Pier Francesco Mola (1612-1666)

Details
Pier Francesco Mola (1612-1666)

The Virgin Immaculate, with studies of figures in profile to the left (recto); Four Figures Studies (verso)

red chalk (recto), pen and brown ink, brown wash (recto), upper right corners cut, watermark encircled sun above C
186 x 160mm.
Provenance
Anon. sale; Sotheby's, 9 July 1981, lot 27, illustrated (£820).
Literature
N. Turner in Pier Francesco Mola, exhib. cat., Museo Cantonale d'Arte, Lugano and elsewhere, 1989, under no.
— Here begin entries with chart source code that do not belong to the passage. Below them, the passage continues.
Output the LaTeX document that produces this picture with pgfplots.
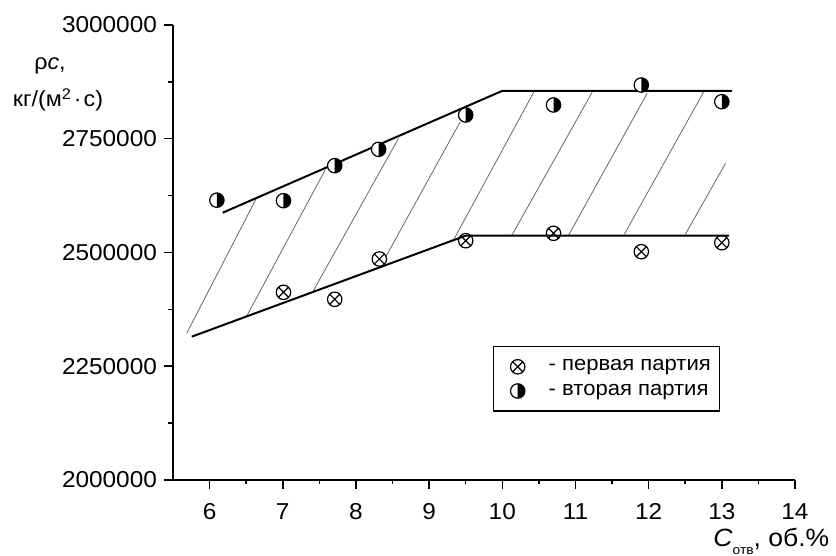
\documentclass[border=0pt]{standalone}
\usepackage{fontspec}
\setmainfont{Liberation Sans}[FakeStretch=1.06]
\usepackage{pgfplots}
\pgfplotsset{compat=1.18}
\usetikzlibrary{plotmarks}

\pgfdeclareplotmark{halfright}{%
  \pgfpathcircle{\pgfpointorigin}{\pgfplotmarksize}%
  \pgfsetfillcolor{white}%
  \pgfusepathqfillstroke
  \pgfpathmoveto{\pgfqpoint{0pt}{\pgfplotmarksize}}%
  \pgfpatharc{90}{-90}{\pgfplotmarksize}%
  \pgfpathclose
  \pgfsetfillcolor{black}%
  \pgfusepathqfill
}
\pgfplotsset{myleg/.style={legend image code/.code={\path[draw=none,fill=none] (0pt,0pt) -- (18pt,0pt); \draw[##1] plot coordinates {(9pt,0pt)};}}}

\begin{document}
\begin{tikzpicture}
\path[use as bounding box] (-86.5pt,-38pt) rectangle (331.5pt,240pt);
\begin{axis}[
  at={(0pt,0pt)}, anchor=south west,
  scale only axis, width=311pt, height=227.5pt,
  xmin=5.5, xmax=14, ymin=2000000, ymax=3000000,
  axis lines=left, axis line style={-, line width=0.75pt},
  tick align=outside,
  xtick={6,7,8,9,10,11,12,13,14},
  ytick={2000000,2250000,2500000,2750000,3000000},
  minor x tick num=1, minor y tick num=1,
  major tick length=4.5pt, minor tick length=2.25pt,
  every tick/.style={black, line width=0.75pt},
  scaled y ticks=false,
  /pgf/number format/assume math mode=true,
  tick label style={font=\fontsize{11.5}{13}\selectfont},
  yticklabel style={/pgf/number format/fixed, /pgf/number format/1000 sep={}, xshift=0pt},
  xticklabel style={yshift=-3.5pt, text height=8.4pt},
  legend style={at={(axis description cs:0.5145,0.2945)}, anchor=north west,
    draw=black, line width=0.7pt, font=\fontsize{10.4}{12}\selectfont,
    inner xsep=3pt, inner ysep=5pt, nodes={inner sep=1.5pt}, row sep=2pt},
  legend cell align=left,
]
% hatching
\addplot[forget plot, black!60, line width=0.4pt] coordinates {(5.687,2322400) (6.635,2617600)};
\addplot[forget plot, black!60, line width=0.4pt] coordinates {(6.508,2360400) (7.579,2681300)};
\addplot[forget plot, black!60, line width=0.4pt] coordinates {(7.411,2413900) (8.582,2751000)};
\addplot[forget plot, black!60, line width=0.4pt] coordinates {(8.414,2492300) (9.426,2787500)};
\addplot[forget plot, black!60, line width=0.4pt] coordinates {(9.334,2527500) (10.429,2852100)};
\addplot[forget plot, black!60, line width=0.4pt] coordinates {(10.133,2538500) (11.228,2852100)};
\addplot[forget plot, black!60, line width=0.4pt] coordinates {(10.908,2538500) (11.980,2849900)};
\addplot[forget plot, black!60, line width=0.4pt] coordinates {(11.670,2540700) (12.754,2853400)};
\addplot[forget plot, black!60, line width=0.4pt] coordinates {(12.504,2540700) (13.051,2696000)};
% boundary lines
\addplot[forget plot, black, line width=1pt] coordinates {(6.18,2587500) (9.996,2855000) (13.14,2855000)};
\addplot[forget plot, black, line width=1pt] coordinates {(5.756,2315000) (9.5,2537000) (13.10,2537000)};
% data
\addplot[only marks, mark=otimes, mark size=3.6pt, black, line width=0.6pt, myleg] coordinates {
(7.01,2412500) (7.71,2397100) (8.32,2485700) (9.50,2525900) (10.70,2542200) (11.90,2501800) (13.00,2521500)};
\addlegendentry{\hspace*{5pt}- первая партия}
\addplot[only marks, mark=halfright, mark size=3.6pt, black, line width=0.6pt, myleg] coordinates {
(6.10,2615000) (7.01,2613900) (7.71,2690800) (8.31,2726800) (9.50,2802200) (10.70,2824200) (11.90,2868100) (13.00,2831400)};
\addlegendentry{\hspace*{5pt}- вторая партия}
\end{axis}
\node[font=\fontsize{11}{13}\selectfont, anchor=base] at (-61.5pt,205pt) {ρ\textit{c},};
\node[font=\fontsize{11}{13}\selectfont, anchor=base] at (-57.5pt,186.5pt) {кг/(м\textsuperscript{2}\kern1pt·\kern1pt с)};
\node[font=\fontsize{12.5}{14}\selectfont, anchor=base west, inner sep=0pt] at (270pt,-33.5pt) {\textit{C}\raisebox{-4pt}{\fontsize{6.5}{7}\selectfont отв}, об.\%};
\end{tikzpicture}
\end{document}
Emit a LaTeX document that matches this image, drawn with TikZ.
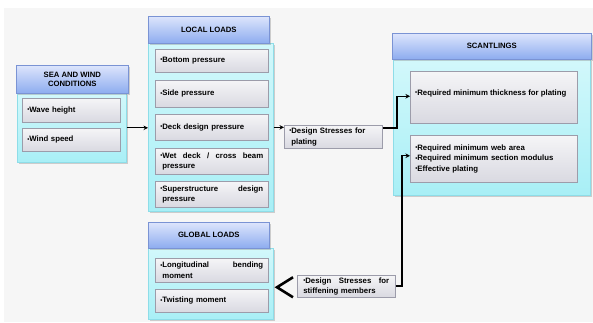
\documentclass[tikz,border=0pt]{standalone}
\usepackage{fontspec}
\setmainfont{Liberation Sans}
\usetikzlibrary{shadows,arrows.meta,calc}
\definecolor{hdrb}{HTML}{7A93D4}
\definecolor{hdrt}{HTML}{DDE5FC}
\definecolor{hdrbot}{HTML}{8DACEF}
\definecolor{cyb}{HTML}{8EDDE8}
\definecolor{cyt}{HTML}{D2F8FB}
\definecolor{cybot}{HTML}{A8EFF6}
\definecolor{itb}{HTML}{9C9CAA}
\definecolor{itt}{HTML}{F5F5F7}
\definecolor{itbot}{HTML}{D9D9E1}
\definecolor{bgc}{HTML}{F6F6F6}
\newcommand{\mybul}{{\fontsize{6}{5}\selectfont\raisebox{0.2ex}{•}}}
\begin{document}
\begin{tikzpicture}[x=1pt,y=-1pt,
  shd/.style={drop shadow={shadow xshift=1.2pt,shadow yshift=-1.2pt,opacity=0.35}},
  hdr/.style={draw=hdrb, top color=hdrt, bottom color=hdrbot, line width=0.6pt,
    font=\bfseries\fontsize{7.7}{9.5}\selectfont, align=center, inner sep=0pt,
    anchor=north west, shd},
  body/.style={draw=cyb, top color=cyt, bottom color=cybot, line width=0.7pt,
    inner sep=0pt, anchor=north west, shd},
  item/.style={draw=itb, top color=itt, bottom color=itbot, line width=0.5pt,
    font=\bfseries\fontsize{7.8}{10.5}\selectfont, align=left, inner xsep=5pt,
    inner ysep=0pt, anchor=north west, shd},
  itemtext/.style={font=\bfseries\fontsize{7.8}{10.5}\selectfont, align=left,
    inner sep=0pt, anchor=west},
  conn/.style={line width=1.2pt, -{Stealth[length=4.5pt,width=4.5pt]}},
]
\useasboundingbox (0,0) rectangle (593,322);
\fill[bgc] (4,8) rectangle (593,322);

% Sea and wind
\node[body, minimum width=109pt, minimum height=69pt] (swb) at (17,93) {};
\node[hdr, minimum width=112pt, minimum height=28pt] (swh) at (16,65) {SEA AND WIND\\CONDITIONS};
\node[item, minimum height=24pt, text width=88pt] (wh) at (22,98) {\mybul Wave height};
\node[item, minimum height=23pt, text width=88pt] (ws) at (22,128) {\mybul Wind speed};

% Local loads
\node[body, minimum width=125pt, minimum height=168pt] (llb) at (148,43) {};
\node[hdr, minimum width=121pt, minimum height=27pt] (llh) at (148,16) {LOCAL LOADS};
\node[item, minimum height=23pt, text width=103pt] (bp) at (155,49) {\mybul Bottom pressure};
\node[item, minimum height=27pt, text width=103pt] (sp) at (155,80) {\mybul Side pressure};
\node[item, minimum height=26pt, text width=103pt] (dp) at (155,114) {\mybul Deck design pressure};
\node[item, minimum height=26pt, text width=103pt] (wd) at (155,148) {\mybul Wet\hfill deck\hfill /\hfill cross\hfill beam\\\phantom{\mybul}pressure};
\node[item, minimum height=26pt, text width=103pt] (ss) at (155,181) {\mybul Superstructure\hfill design\\\phantom{\mybul}pressure};

% Global loads
\node[body, minimum width=125pt, minimum height=71pt] (glb) at (148,248) {};
\node[hdr, minimum width=121pt, minimum height=26pt] (glh) at (148,222) {GLOBAL LOADS};
\node[item, minimum height=24pt, text width=103pt] (lb) at (155,258) {\mybul Longitudinal\hfill bending\\\phantom{\mybul}moment};
\node[item, minimum height=23pt, text width=103pt] (tm) at (155,289) {\mybul Twisting moment};

% Design stresses
\node[item, minimum height=23pt, text width=88pt] (plate) at (284,125) {\mybul Design Stresses for\\\phantom{\mybul}plating};
\node[item, minimum height=22pt, text width=86pt, inner xsep=6pt] (stiff) at (297,275) {\mybul Design\hfill Stresses\hfill for\\stiffening members};

% Scantlings
\node[body, minimum width=197pt, minimum height=136pt] (scb) at (393,59) {};
\node[hdr, minimum width=199pt, minimum height=26pt] (sch) at (392,33) {SCANTLINGS};
\node[item, minimum height=52pt, text width=157pt] (thk) at (410,71) {};
\node[itemtext] (thkt) at ($(thk.west)+(5,-4)$) {\mybul Required minimum thickness for plating};
\node[item, minimum height=47pt, text width=157pt] (req) at (410,135) {\mybul Required minimum web area\\\mybul Required minimum section modulus\\\mybul Effective plating};

% Connectors
\draw[conn] (swb.east) -- (swb.east -| llb.west);
\draw[conn] (llb.east) -- (llb.east -| plate.west);
\coordinate (c1) at (397,128);
\draw[conn] (c1 -| plate.east) -- (c1) |- ($(thk.west)+(0,-1)$);
\coordinate (c2) at (402,286);
\draw[conn] (c2 -| stiff.east) -- (c2) |- ($(req.west)+(0,-3)$);
\draw[line width=2.6pt, line join=miter] ($(stiff.west)+(-4,-9)$) -- ($(stiff.west)+(-20,1)$) -- ($(stiff.west)+(-4,11)$);
\end{tikzpicture}
\end{document}
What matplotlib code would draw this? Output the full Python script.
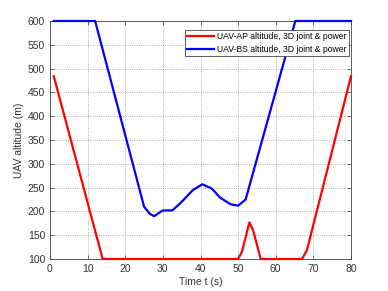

III. 29.
A. Sutherland Harris, Pier Francesco Mola, 1612-1666, Master Drawings, XXX, 1992, p. 218, under III. 29.
Exhibited
Toronto, Art Gallery of Ontario and elsewhere, Italian Drawings from the Collection of Duke Roberto Ferretti, 1985-86, no. 44, illustrated.

Lot Essay

The figure of the Immaculate Conception on the recto is related to a processional banner commissioned by Prince Camillo Pamphili in 1657-8. It was mentioned in a case which was brought by Mola against the Prince over an uncompleted commission in the Palazzo Pamphili at Valmontone. Carlo Ronca, a pupil of Mola, who testified in his defence at the trial, referred to the banner as an Assumption, while other depositions described it as an Immaculate Conception.
David McTavish (Toronto, loc. cit., p. 98) pointed out a drawing in a New York private collection with reference to the banner, N. Turner, op. cit., no. III. 29, illustrated. Anne Sutherland Harris (op. cit., p. 218) identified two further drawings for the composition, one in Munich (E. Schleier in Pier Francesco Mola, op. cit., p. 63, fig. 5) and another sold at Christie's, London, 14 April 1992, lot 116, illustrated. The compositions of these three drawings are more advanced than the one of the Ferretti collection. The two mentioned by Sutherland Harris show a sketch of the Holy Trinity above the Virgin.
David McTavish suggested that the male heads on the recto of the Ferretti drawing are close to the figures in Joseph greeting his Brothers in the Palazzo del Quirinale, Rome, and Saint Peter Baptizing in Prison, in the Gesù, Rome. These two frescoes are datable to 1656-7.
The figure of the angel swinging a sword on the verso has also been connected by David McTavish with the painting of Saint Michael confounding Lucifer, dated by Nicholas Turner to the same period as the banner. David McTavish also remarked that the running figure and the angel on the verso were inspired, in reverse, by figures in Annibale Carracci's Ludi Lupercali, in the Palazzo Magnani, Bologna.